Not only did D-Kerb produce the desired effect, D-Drill introduced a new concept vapour-blast machine, to provide an identical finish and texture in-keeping with the rest of the street.
Julie said that success had proved the capability of the new machines and has led to discussion over its possible use on the Cycle Super Highway programme through the centre of London. She said:
“When we were originally approached, I presumed there would be a machine on the market. When I explored the UK and found nothing, I tapped into my contacts in the USA and elsewhere in the world and everyone was drawing a blank.
“I didn’t want to turn down the opportunity and got talking to my father about it and I could see a sparkle in his eye as soon as soon as I started to tell him.
“Within a couple of months, we’d got a working prototype and then the first ever Cyclpath which we have patented.
“The job in Denman Street was the perfect example of how it can work because the 90 degree kerb was causing all sorts of difficulties for the high-class cars that were dropping off there. They were getting dents and scrapes and it needed angling to 45 degrees to prevent it.
“But the last thing the council wanted was to have to close that part of the road off – nor did they want the problem of having to dispose of 20 metres’ worth of expensive granite kerb to then replace it again at a considerable cost.
“So by utilising the Cyclpath, our team could get the kerb cut in just a matter of hours and solve the problem. We cut the kerb while shoppers and tourists were able to go about their business uninterrupted, which makes a huge economic difference as opposed to closing off the area.

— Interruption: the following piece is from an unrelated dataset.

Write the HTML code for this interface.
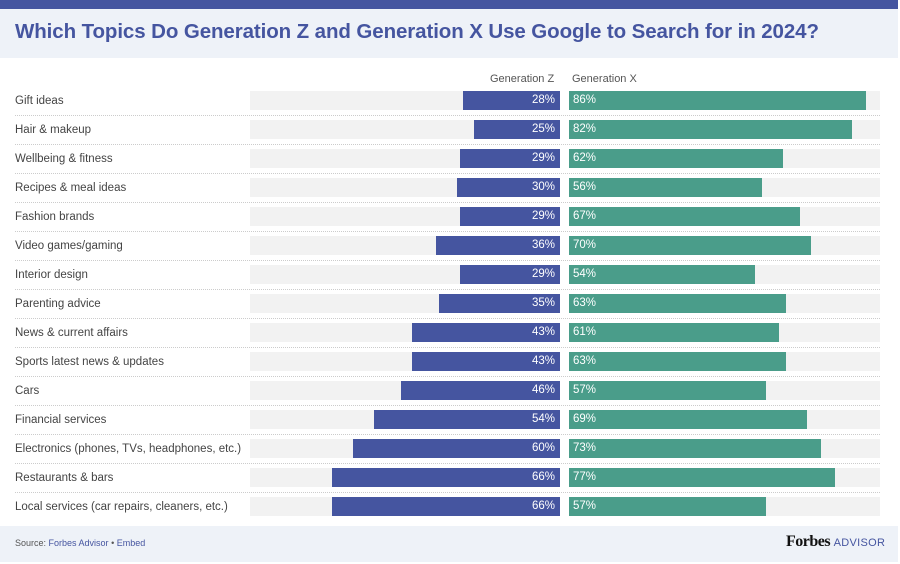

“We are really excited by what this new machine could lead to because it is perfect for cutting angled kerbs for cycle paths – that was, in fact, what the original enquiry was about – and there is really healthy interest from councils and highway teams around the UK.
“We have proved that it works and we have proved the financial and environmental benefits. The potential both at home and abroad for these technologies is limitless.”
D-Kerb has also been demonstrated to Coventry City Council, who may now trial it in the city.
“I was really pleased to see what this bit of kit can do. New innovations like this are always interesting and the fact that it’s been developed by a local company is great news.
“Making any kind of change to kerbs while they are in place has always proved difficult or expensive, or both. I was very impressed and now I hope we can arrange a trial on a road in the city so we can see how it works on a kerb that’s been in place for some time.
“Sometimes people can think that roads and highways work follows traditional methods of working with very little change. But actually it’s an area where technology is constantly changing and improving the way things are done.”